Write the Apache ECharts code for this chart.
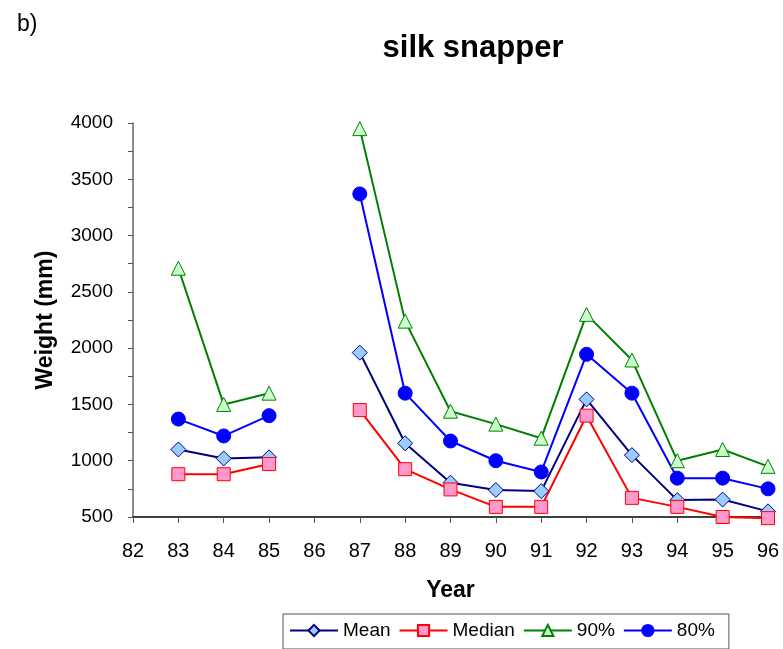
<!DOCTYPE html>
<html><head><meta charset="utf-8">
<script src="https://cdn.jsdelivr.net/npm/echarts@6/dist/echarts.min.js"></script>
<style>html,body{margin:0;padding:0;background:#fff}#c{width:783px;height:649px}</style>
</head><body><div id="c"></div>
<script>
const years = [82, 83, 84, 85, 86, 87, 88, 89, 90, 91, 92, 93, 94, 95, 96];
const meanVals   = [null, 1100, 1020, 1030, null, 1960, 1155, 805, 740, 730, 1545, 1050, 650, 655, 550];
const medianVals = [null, 880, 880, 970, null, 1450, 925, 745, 590, 590, 1400, 670, 590, 500, 490];
const p90Vals    = [null, 2710, 1500, 1600, null, 3950, 2240, 1440, 1325, 1200, 2300, 1895, 1000, 1100, 950];
const p80Vals    = [null, 1370, 1220, 1400, null, 3370, 1600, 1175, 1000, 900, 1945, 1600, 845, 845, 750];
const yTicks = [500, 1000, 1500, 2000, 2500, 3000, 3500, 4000];

const pairs = v => years.map((y, i) => [y, v[i]]);
const font = 'Liberation Sans, Arial, sans-serif';
function mk(name, vals, lineColor, symbol, size, fill, border) {
  return {
    name, type: 'line', data: pairs(vals), connectNulls: false,
    symbol, symbolSize: size, showSymbol: true, clip: false,
    lineStyle: { color: lineColor, width: 2 },
    itemStyle: { color: fill, borderColor: border, borderWidth: 1 },
    emphasis: { disabled: true }
  };
}
const chart = echarts.init(document.getElementById('c'));
chart.setOption({
  animation: false,
  backgroundColor: '#fff',
  title: [
    { text: 'silk snapper', left: 468, top: 28, textAlign: 'center',
      textStyle: { fontFamily: font, fontSize: 31, fontWeight: 'bold', color: '#000' } },
    { text: 'b)', left: 12, top: 8,
      textStyle: { fontFamily: font, fontSize: 23, fontWeight: 'normal', color: '#000' } }
  ],
  grid: { left: 133, right: 15, top: 123, bottom: 132 },
  legend: {
    left: 283, top: 614,
    borderColor: '#555', borderWidth: 1, padding: [7, 14, 9, 6],
    itemWidth: 48, itemHeight: 14, itemGap: 8,
    textStyle: { fontFamily: font, fontSize: 19, color: '#000' },
    data: ['Mean', 'Median', '90%', '80%']
  },
  xAxis: {
    type: 'value', min: 82, max: 96, interval: 1,
    name: 'Year', nameLocation: 'middle', nameGap: 62,
    nameTextStyle: { fontFamily: font, fontSize: 23, fontWeight: 'bold', color: '#000' },
    axisLine: { lineStyle: { color: '#000', width: 1.5 } },
    axisTick: { show: true, length: 6, lineStyle: { color: '#555' } },
    axisLabel: { fontFamily: font, fontSize: 20, color: '#000', margin: 24 },
    splitLine: { show: false }
  },
  yAxis: {
    type: 'value', min: yTicks[0], max: yTicks[yTicks.length - 1], interval: 500,
    name: 'Weight (mm)', nameLocation: 'middle', nameGap: 76, nameRotate: 90,
    nameTextStyle: { fontFamily: font, fontSize: 23, fontWeight: 'bold', color: '#000' },
    axisLine: { show: true, lineStyle: { color: '#666', width: 1.5 } },
    axisTick: { show: true, length: 5, lineStyle: { color: '#555' } },
    minorTick: { show: true, splitNumber: 2, length: 5, lineStyle: { color: '#555' } },
    axisLabel: { fontFamily: font, fontSize: 19, color: '#000', margin: 20, formatter: v => String(v) },
    splitLine: { show: false }
  },
  series: [
    mk('Mean', meanVals, '#000080', 'diamond', 15, '#99CCFF', '#000080'),
    mk('Median', medianVals, '#FF0000', 'rect', 13, '#FF99CC', '#FF0000'),
    mk('90%', p90Vals, '#008000', 'triangle', 14, '#CCFFCC', '#008000'),
    mk('80%', p80Vals, '#0000FF', 'circle', 14, '#0000FF', '#0000FF')
  ]
});
</script></body></html>
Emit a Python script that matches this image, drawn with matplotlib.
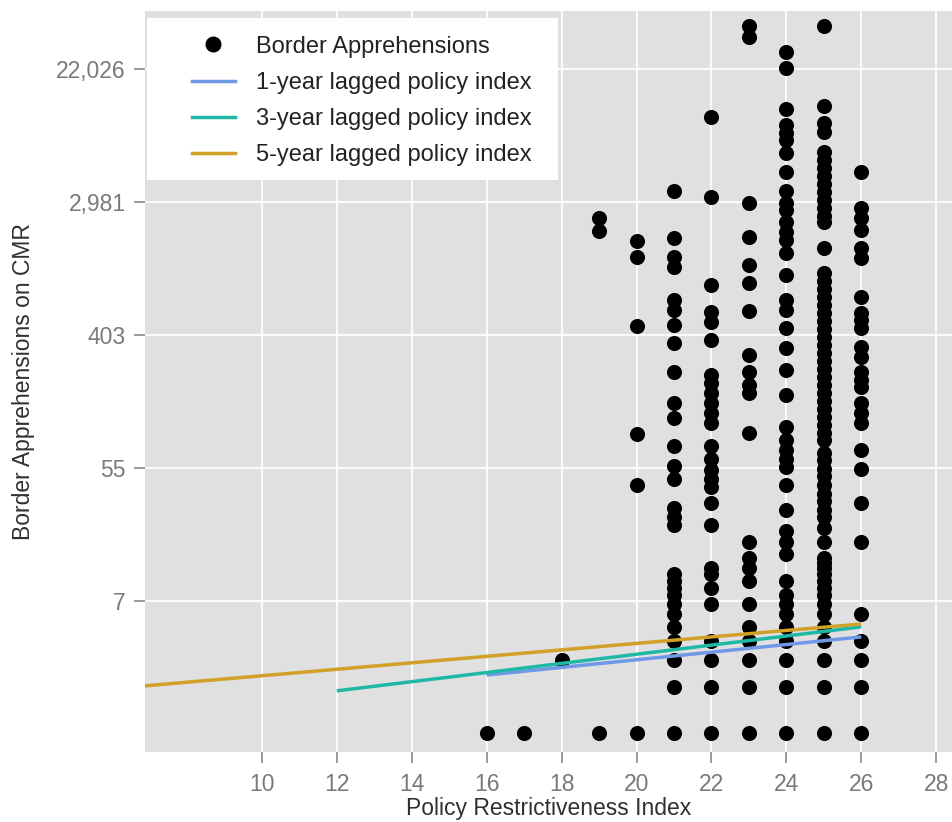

◇ ◇ ◇

- SET EXERCISE -
Go through the material and copy out every line with "script" in it.

- THE RESULT -
<script src="https://cdn.jsdelivr.net/npm/echarts@6/dist/echarts.min.js"></script>
<script>
</script></body></html>
Emit a Python script that matches this image, drawn with matplotlib.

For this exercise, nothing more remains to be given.